A lendária cantora brasileira Elza Soares morreu nesta quinta-feira(20) aos 91 anos em sua casa no Rio de Janeiro, após uma carreira de mais de seis décadas e uma vida “incrível” cheia de adversidades.

“É com muita tristeza e pesar que informamos o falecimento da cantora e compositora Elza Soares, aos 91 anos (…) em sua casa, no Rio de Janeiro, por causas naturais”, informa o comunicado divulgado em sua conta no Instagram.

Com uma carreira eclética que começou na década de 1960 e inclui mais de 30 álbuns, Soares, uma diva negra de voz rouca inconfundível, é um dos maiores nomes da arte brasileira.

“Ícone da música brasileira, considerada uma das maiores artistas do mundo, a cantora, eleita como a Voz do Milênio, teve uma vida apoteótica, intensa, que emocionou o mundo com sua voz, força e determinação”, destaca o comunicado.

Logo após o anúncio de sua morte, inúmeras mensagens de pêsames surgiram nas redes sociais além de homenagens a esta figura, facilmente reconhecível por sua maquiagem dramática, perucas enormes e saltos altos, que em 1999 a BBC consagrou como “cantora brasileira do milênio”.

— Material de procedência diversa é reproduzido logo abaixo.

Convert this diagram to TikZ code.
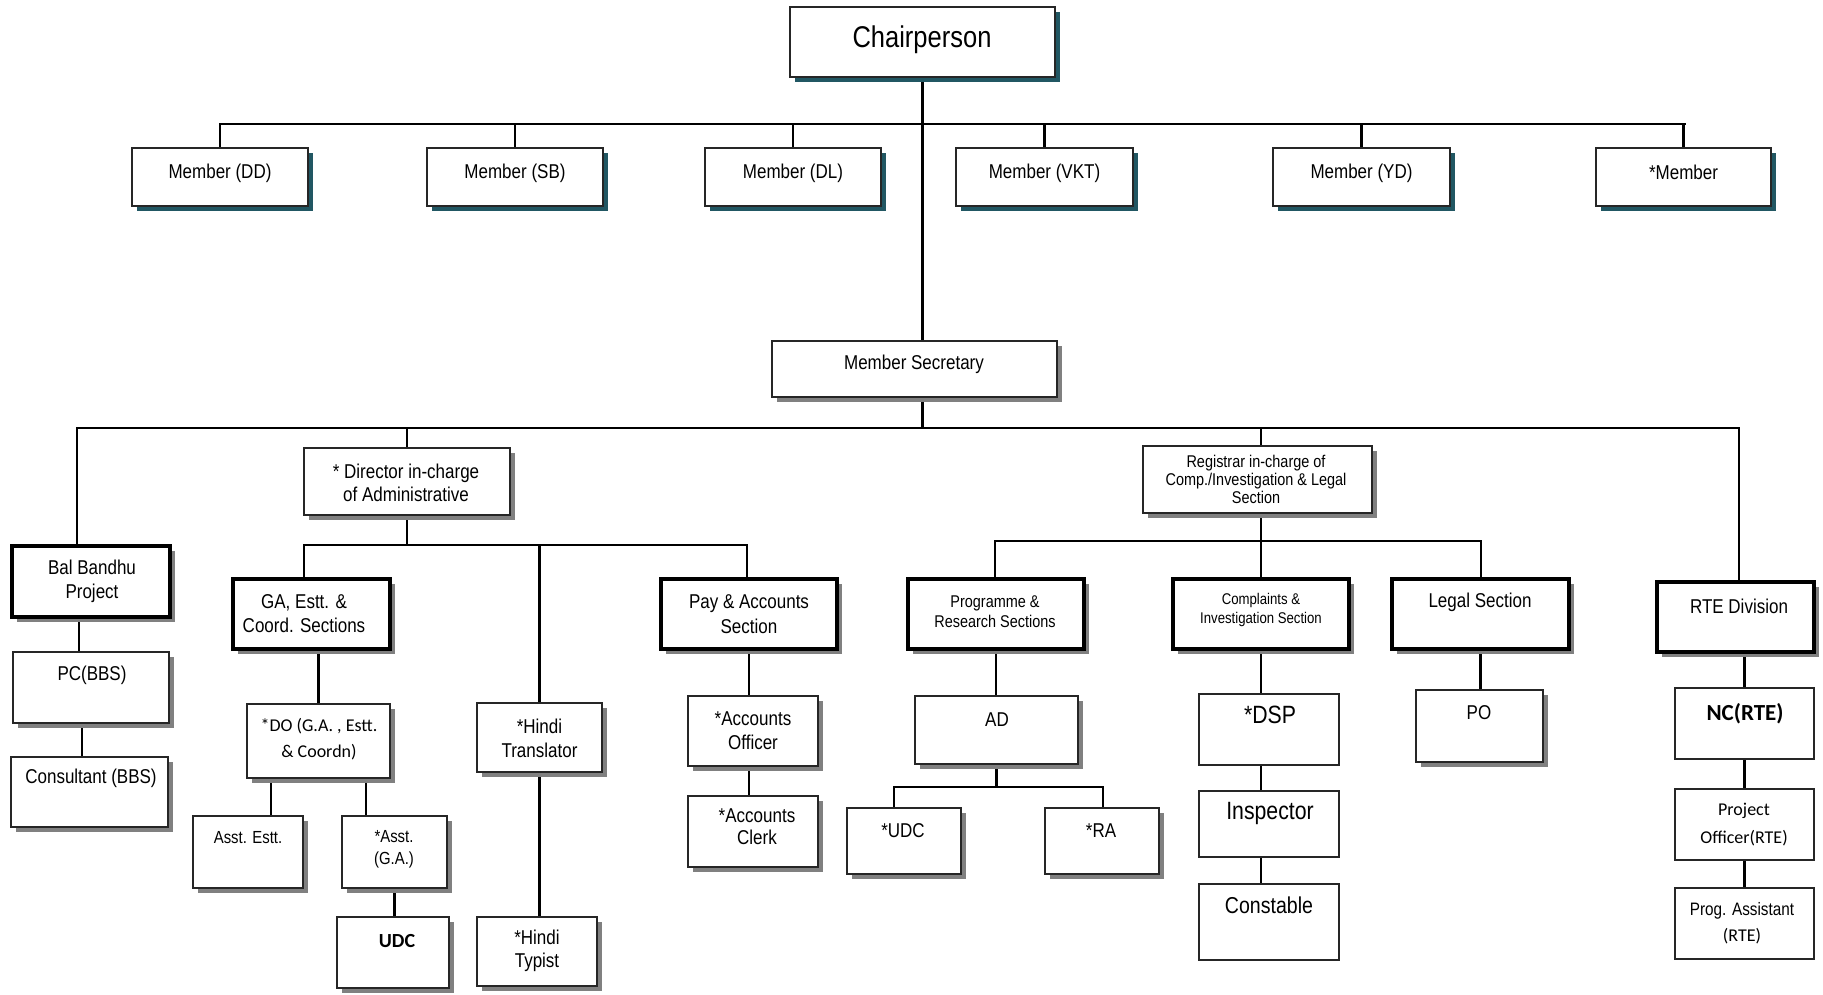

“Descanse em paz, Elza Soares. O mundo do samba, e de toda música brasileira, agradece e te reverencia por sua vida e sua arte”, escreveu Zeca Pagodinho no Instagram.

Desafiadora e altiva, foi elogiada nos palcos do mundo e considerada referência na luta feminista e contra o racismo.

Elza passou pelos mais diversos ambientes, desde seu início precário no Rio de Janeiro, onde cresceu, até palcos e casas de shows ao redor do mundo; do exílio na Itália, com o então marido, o jogador de futebol Mané Garrincha, durante a ditadura militar, à Mocidade Independente de Padre Miguel, sua escola de samba.

Samba, jazz, funk, hip hop, bossa nova e até rock se encaixam na voz de Soares, que deixa momentos inesquecíveis na história da música brasileira, como a gravação, em 1984, de “Língua”, com Caetano Veloso, ou o hino nacional cantado na abertura dos Jogos Pan-Americanos Rio 2007.

– Símbolo de resistência

A vida golpeou Elza Gomes da Conceição repetidas vezes, mas também fez dela um símbolo de resistência e coragem e, em seus últimos anos, uma figura de culto.

Filha de um operário e uma lavadeira, Elza nasceu em junho de 1930, no Rio de Janeiro, e cresceu na favela de Moça Bonita. Seu pai a obrigou a se casar aos 12 anos, e, um ano depois, nasceu seu primeiro filho.

Com o primeiro marido, Elza teve sete filhos, mas os dois primeiros, prematuros e desnutridos, morreram muito pequenos. Ela confessou que chegou a roubar comida para alimentá-los. Aos 21 anos, já era viúva.

Elza Soares foi casada por 17 anos com o jogador de futebol Garrincha, herói das conquistas das Copas do Mundo de 1958 e 1962, com quem teve uma relação tempestuosa e violenta.

Garrincha “foi meu maior amor, ainda é”, confidenciou em entrevista à AFP em 2017 em Nova York, em seu show “A mulher do fim do mundo”, uma espécie de samba futurista que combina eletrônica, art-rock e rap, em que cantou sentada devido a várias cirurgias na coluna.

Com Garrincha, que morreria de cirrose aos 49 anos também no dia 20 de janeiro, Soares adotou uma menina e teve um filho, apelidado de “Garrinchinha”, que morreu aos nove anos em um acidente de carro, quando ia visitar a sepultura de seu pai.

A mãe de Soares também morreu em um acidente de carro e muito mais tarde, em 2015, a cantora voltaria a sentir a dor de perder um filho, Gilson, aos 59 anos por conta de uma infecção urinária.

– “Um saxofone na garganta” –

No início de sua carreira, especulou-se que seu tom rouco era devido a uma anomalia.

“Diziam isso, mas ninguém tem uma corda vocal a mais, é uma coisa meio louca. Ela é torta, acho que ela entorta, como na minha vida tudo começa torto mesmo, até foi escrito por pernas tortas”, brincou em um entrevista na televisão em 2002, em referência às pernas de Garrincha.

Na Copa do Mundo de 1962 no Chile, da qual Soares foi madrinha, ela teve “um encontro maravilhoso” com o trompetista e cantor de jazz americano Louis Armstrong.

Reza a lenda que Armstrong, impressionado com a sua voz, disse que Soares escondia “um saxofone na garganta”.